Abstract The effect of sonication and freezing–thawing on the aggregate size and dynamic surface tension of aqueous dipalmitoylphosphatidylcholine (DPPC) dispersions was studied by cryogenic-transmission electron microscopy (cryo-TEM), dynamic light scattering (DLS), UV–vis spectroturbidimetry, and surface tensiometry. When 1000 ppm (0.1 wt%) DPPC dispersions were prepared with a certain protocol, including extensive sonication, they contained mostly frozen vesicles and were quite clear, transparent, and stable for at least 30 days. The average dispersed vesicles diameter was 80 nm in water and 90 nm in standard phosphate saline buffer.
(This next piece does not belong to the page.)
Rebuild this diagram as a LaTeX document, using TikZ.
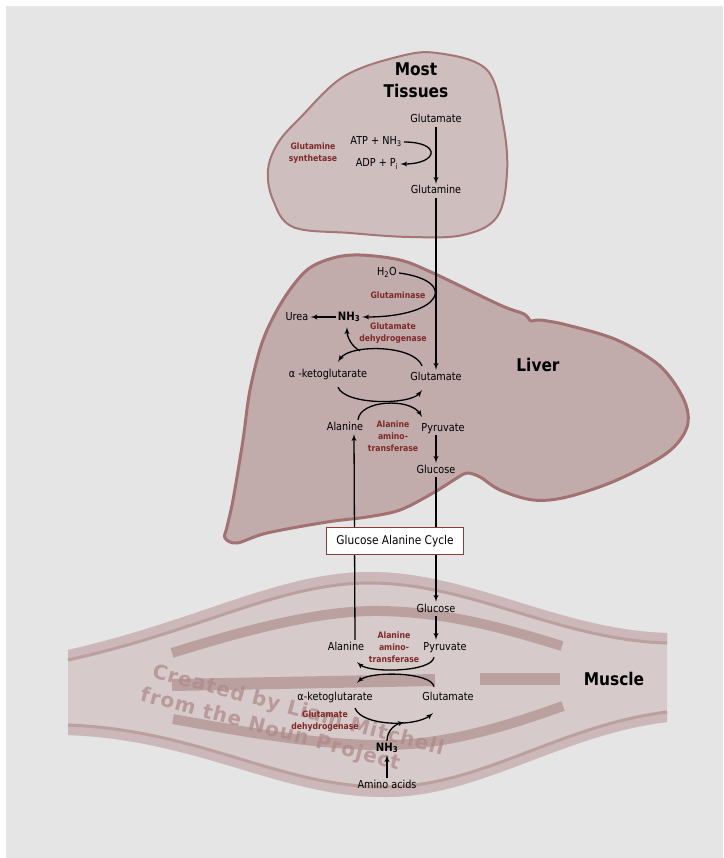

After a freeze–thaw cycle, this dispersion became turbid, and precipitates of coagulated vesicles were observed with large particles of average size of 1.5 × 10 3 nm . The vesicle coagulation is due to the local salt concentration increase during the freezing of water. This dispersion has much higher equilibrium and dynamic surface tension than those before freezing. When this freeze–thawed dispersion was subjected to a resonication at 55 °C, smaller vesicles with sizes of ca. 70 nm were produced, and a lower surface tension behavior was restored as before freezing. Similar behavior was observed at 30 ppm DPPC. These results indicate that the freeze–thaw cycle causes substantial aggregation and precipitation of the vesicles. These results have implications for designing efficient protocols of lipid dispersion preparation and lung surfactant replacement formulations in treating respiratory disease and for effective administration.